High gas prices linked to oily White House

WASHINGTON — Hustling to contain voter outrage over gas prices ratcheting up over $3 a gallon in an election year, President George W. Bush ordered the Justice Department to investigate price fixing. He also suspended environmental rules to allow Big Oil to sell polluting gasoline.

Oil industry experts scoffed at the notion that Bush, himself an oil millionaire, will curb profits raked in by his Texas oil buddies. It now looms over the Nov. 7 elections, with panicked Republicans distancing themselves from the oil-soaked Bush-Cheney regime.

“There has never been an administration more closely tied to the oil companies than this one,” said Tim Hamilton, a petroleum industry consultant and author of a just-released report, “Why Gasoline Prices are Headed for $3.50 at the Pump.”

The Bush-Cheney administration, he added, is a “public relations firm for the oil industry. The debate over our energy policy needs to be held in public, not in one of Cheney’s secret groups.”

He was referring to the notorious White House Energy Policy Task Force, which authored an energy bill that lavishes $170 billion in taxpayer subsidies on big oil and gas corporations over the next decade while giving them a green light to jack up gas prices. The Republican-majority House and Senate approved it and Bush signed it last Aug. 8.

House Minority Leader Nancy Pelosi (D-Calif.) said, “We have two oilmen in the White House. The logical follow-up from that is $3-a-gallon gasoline.” She blasted the GOP for blocking an increase in the minimum wage while working people struggled last winter to pay for home heating oil.

“Where have you been, Mr. President?” Pelosi asked. “You take a trip outside of Washington, see the fact that the public is outraged, come home and make a speech. Let’s see that matched in your budget … in your policy. Let’s see you separating yourself from your patron, big oil.”

Exxon Mobil reported $10 billion in profits for the first quarter of this year. Company CEO Lee R. Raymond recently retired with a pension totaling $400 million. Raymond earned $686 million over the years 1993-2005, or $144,573 each day.

Last year Exxon reported $36 billion in profits, likely this year to exceed $40 billion if the Bush administration and Congress permit the swindling to continue. “These oil companies are like Jesse James, not wanting to admit they’ve robbed a bank,” Hamilton said.

Sen. Byron Dorgan (D-N.D.) vowed to reintroduce his “excess profits tax” on oil profits, branding Raymond’s retirement package a “shameful display of greed.”

“There can be no more compelling evidence that the price gouging and market manipulation which has produced record oil prices is out of control,” Dorgan said.

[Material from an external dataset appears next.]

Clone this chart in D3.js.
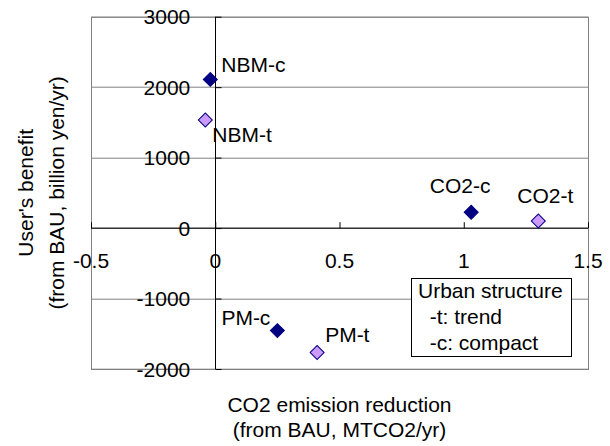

Dorgan’s press secretary, Barry Piatt, told the World Dorgan’s bill received 35 votes last November when the senator attached it to another bill. “But the senator is convinced it will be different this time. No one, even in their wildest imagination, could foresee $3-a-gallon gasoline.”

Hamilton is the head of an association of 400 service station owners in Washington state. Speaking with the World by phone, he debunked oil corporation propaganda blaming $75-a-barrel crude for sky-high gasoline prices. Increases in crude oil prices “accounted for only 12 cents per gallon” of the gasoline price surge, his report charges. “Approximately 42 cents … of the 60 cent increase in gasoline prices is attributable to increased refinery and marketing profit margins for the oil companies.”

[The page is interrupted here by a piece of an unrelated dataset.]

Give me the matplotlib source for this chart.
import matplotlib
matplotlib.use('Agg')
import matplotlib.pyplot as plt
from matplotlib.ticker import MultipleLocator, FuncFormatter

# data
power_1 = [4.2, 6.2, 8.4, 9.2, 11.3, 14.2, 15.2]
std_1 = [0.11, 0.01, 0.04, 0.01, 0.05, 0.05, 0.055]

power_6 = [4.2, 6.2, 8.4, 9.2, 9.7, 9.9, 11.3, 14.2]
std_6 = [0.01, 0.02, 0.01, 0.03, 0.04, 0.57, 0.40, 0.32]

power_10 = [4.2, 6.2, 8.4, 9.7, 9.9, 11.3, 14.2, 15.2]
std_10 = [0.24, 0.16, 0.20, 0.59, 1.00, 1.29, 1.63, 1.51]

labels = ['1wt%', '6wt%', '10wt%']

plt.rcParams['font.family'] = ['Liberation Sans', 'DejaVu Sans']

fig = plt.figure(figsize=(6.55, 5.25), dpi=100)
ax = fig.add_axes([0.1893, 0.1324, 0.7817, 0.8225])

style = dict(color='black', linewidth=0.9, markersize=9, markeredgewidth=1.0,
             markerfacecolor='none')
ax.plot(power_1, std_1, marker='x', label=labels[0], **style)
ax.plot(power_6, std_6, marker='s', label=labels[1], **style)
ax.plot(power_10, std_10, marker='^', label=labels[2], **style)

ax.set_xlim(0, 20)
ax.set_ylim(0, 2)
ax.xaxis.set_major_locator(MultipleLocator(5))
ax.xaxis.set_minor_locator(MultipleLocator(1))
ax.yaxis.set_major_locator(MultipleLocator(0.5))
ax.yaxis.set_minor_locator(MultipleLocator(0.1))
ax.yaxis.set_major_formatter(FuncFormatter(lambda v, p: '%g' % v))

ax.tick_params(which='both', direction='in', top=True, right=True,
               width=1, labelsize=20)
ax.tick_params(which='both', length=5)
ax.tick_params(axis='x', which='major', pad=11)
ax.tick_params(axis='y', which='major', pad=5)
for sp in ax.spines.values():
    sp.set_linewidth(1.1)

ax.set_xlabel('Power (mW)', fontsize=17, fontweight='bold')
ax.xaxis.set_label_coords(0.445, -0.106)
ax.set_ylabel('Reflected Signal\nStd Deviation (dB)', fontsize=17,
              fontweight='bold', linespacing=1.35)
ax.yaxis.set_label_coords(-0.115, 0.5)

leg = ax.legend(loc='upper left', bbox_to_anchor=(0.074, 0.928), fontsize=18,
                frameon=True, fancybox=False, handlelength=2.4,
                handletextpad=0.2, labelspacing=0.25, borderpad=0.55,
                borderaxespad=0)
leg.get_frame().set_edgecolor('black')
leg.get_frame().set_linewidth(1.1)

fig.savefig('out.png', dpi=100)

His report exposes industry-wide manipulation, creating fake shortages, to drive gasoline prices higher. Commissioned by the California-based Foundation for Taxpayer and Consumer Rights, the report says, “California gasoline will cost consumers approximately $546 million more in April 2006 than in April of last year.”

Big Oil is running full-page ads shifting blame to OPEC, Hurricane Katrina, or hard-pressed service station owners who net about 6 cents from each gallon of gas they sell.

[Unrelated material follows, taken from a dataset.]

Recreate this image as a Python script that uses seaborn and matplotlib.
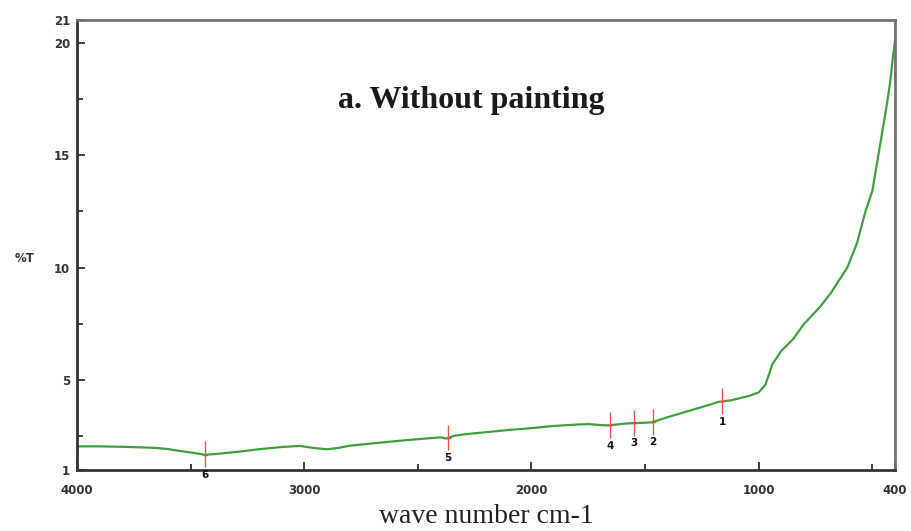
import matplotlib
matplotlib.use("Agg")
import matplotlib.pyplot as plt
import seaborn as sns
import pandas as pd
from matplotlib.ticker import FixedLocator

# IR transmission spectrum (wavenumber in cm-1, transmittance in %T)
wavenumber = [4000, 3900, 3800, 3700, 3650, 3600, 3550, 3500, 3440, 3400,
              3300, 3200, 3100, 3020, 2960, 2900, 2850, 2800, 2700, 2600,
              2500, 2400, 2375, 2340, 2300, 2200, 2100, 2000, 1900, 1800,
              1750, 1700, 1660, 1600, 1560, 1500, 1470, 1400, 1300, 1200,
              1180, 1120, 1080, 1040, 1000, 970, 940, 900, 850, 800,
              730, 680, 655, 610, 567, 530, 500, 460, 440, 422, 410, 400]
transmittance = [2.05, 2.05, 2.03, 2.00, 1.98, 1.93, 1.85, 1.78, 1.68, 1.70,
                 1.80, 1.92, 2.02, 2.07, 1.98, 1.92, 1.98, 2.08, 2.18, 2.28,
                 2.37, 2.45, 2.40, 2.52, 2.58, 2.68, 2.78, 2.86, 2.96, 3.02,
                 3.04, 3.00, 2.98, 3.05, 3.08, 3.10, 3.12, 3.35, 3.65, 3.95,
                 4.02, 4.10, 4.20, 4.30, 4.45, 4.80, 5.70, 6.30, 6.80, 7.50,
                 8.25, 8.90, 9.30, 10.0, 11.1, 12.5, 13.4, 15.8, 17.0, 18.2,
                 19.3, 20.1]

# Picked peaks
peak_labels = ["1", "2", "3", "4", "5", "6"]
peak_wavenumber = [1161, 1465, 1549, 1654, 2367, 3437]
peak_value = [4.05, 3.12, 3.08, 2.98, 2.42, 1.68]

x_major = [4000, 3000, 2000, 1000, 400]
x_minor = [3500, 2500, 1500, 500]
y_major = [1, 5, 10, 15, 20, 21]
y_minor = [2.5, 7.5, 12.5, 17.5]

sns.set_style("white")
plt.rcParams["font.family"] = ["DejaVu Sans"]

fig = plt.figure(figsize=(9.11, 5.31), dpi=100)
ax = fig.add_axes([0.0845, 0.1149, 0.898, 0.8474])

df = pd.DataFrame({"wavenumber": wavenumber, "T": transmittance})
sns.lineplot(data=df, x="wavenumber", y="T", ax=ax, color="#3f9f3f",
             linewidth=1.6, sort=False)

# Peak markers
for lab, wn, val in zip(peak_labels, peak_wavenumber, peak_value):
    ax.vlines(wn, val - 0.55, val + 0.6, color="#e8584a", linewidth=1.0, zorder=3)
    ax.hlines(val, wn - 12, wn + 12, color="#e8584a", linewidth=1.0, zorder=3)
    ax.annotate(lab, (wn, val - 0.55), xytext=(0, -2), textcoords="offset points",
                ha="center", va="top", fontsize=7.5, fontweight="bold",
                color="#111111")

ax.set_xlim(4000, 400)
ax.set_ylim(1, 21)
ax.xaxis.set_major_locator(FixedLocator(x_major))
ax.xaxis.set_minor_locator(FixedLocator(x_minor))
ax.yaxis.set_major_locator(FixedLocator(y_major))
ax.yaxis.set_minor_locator(FixedLocator(y_minor))
ax.set_xticklabels([str(v) for v in x_major])
ax.set_yticklabels([str(v) for v in y_major])
for t in ax.get_xticklabels() + ax.get_yticklabels():
    t.set_fontweight("bold")

ax.tick_params(axis="both", which="major", direction="in", length=6, width=1.3,
               color="#333333", labelsize=8.5, labelcolor="#333333")
ax.tick_params(axis="both", which="minor", direction="in", length=4, width=1.3,
               color="#333333")
ax.tick_params(axis="x", which="both", bottom=True, top=False)
ax.tick_params(axis="y", which="both", left=True, right=False)
ax.tick_params(axis="x", which="major", pad=10)
ax.tick_params(axis="y", which="major", pad=5)

for side in ["left", "bottom"]:
    ax.spines[side].set_color("#333333")
    ax.spines[side].set_linewidth(2.0)
for side in ["top", "right"]:
    ax.spines[side].set_color("#707070")
    ax.spines[side].set_linewidth(2.0)

ax.set_xlabel("wave number cm-1", fontsize=20, family="Liberation Serif",
              color="#222222", labelpad=5)
ax.set_ylabel("")
fig.text(0.016, 0.514, "%T", fontsize=8.5, fontweight="bold", color="#333333",
         ha="left", va="center")

ax.text(0.482, 0.822, "a. Without painting", transform=ax.transAxes,
        fontsize=23, fontweight="bold", family="Liberation Serif",
        color="#1a1a1a", ha="center", va="center")

fig.savefig("out.png", dpi=100)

“They say we are being blackmailed by OPEC but I say we are being blackmailed by Houston,” Hamilton said. “A lot of elected officials from states like Texas and Alaska have never seen gasoline prices too high. ‘What’s good for Big Oil is good for America,’ they say. But Big Oil has taken billions out of consumer pockets and Bush knows we, the dealers, are going broke.”

Back in 2000, Big Oil emptied their storage tanks in the Midwest, exporting 280 million gallons overseas to drive gasoline prices as high as $2.50 per gallon. Hamilton wrote a report exposing it.

“The price spike was extremely harmful to the consumers and the economy of the Midwest ($374.4 million in direct and $1.1 billion in overall impact in Illinois alone) during a 90 day period,” the report charged. “If actions are not taken by elected officials, consumers in the Midwest can expect to pay $3.6 billion more annually for gasoline.”

Global Exchange, a San Francisco-based peace and environmental group, called for a boycott of Exxon Mobil. “Purchase gas at Citgo, whose profits are being used to improve the lives of the people of Venezuela,” the group urged. The Sierra Club, the Wilderness Society and other environmental groups called for a boycott of Exxon Mobil last July to protest the corporation’s sabotage of the Kyoto Accord on reduction of greenhouse emissions.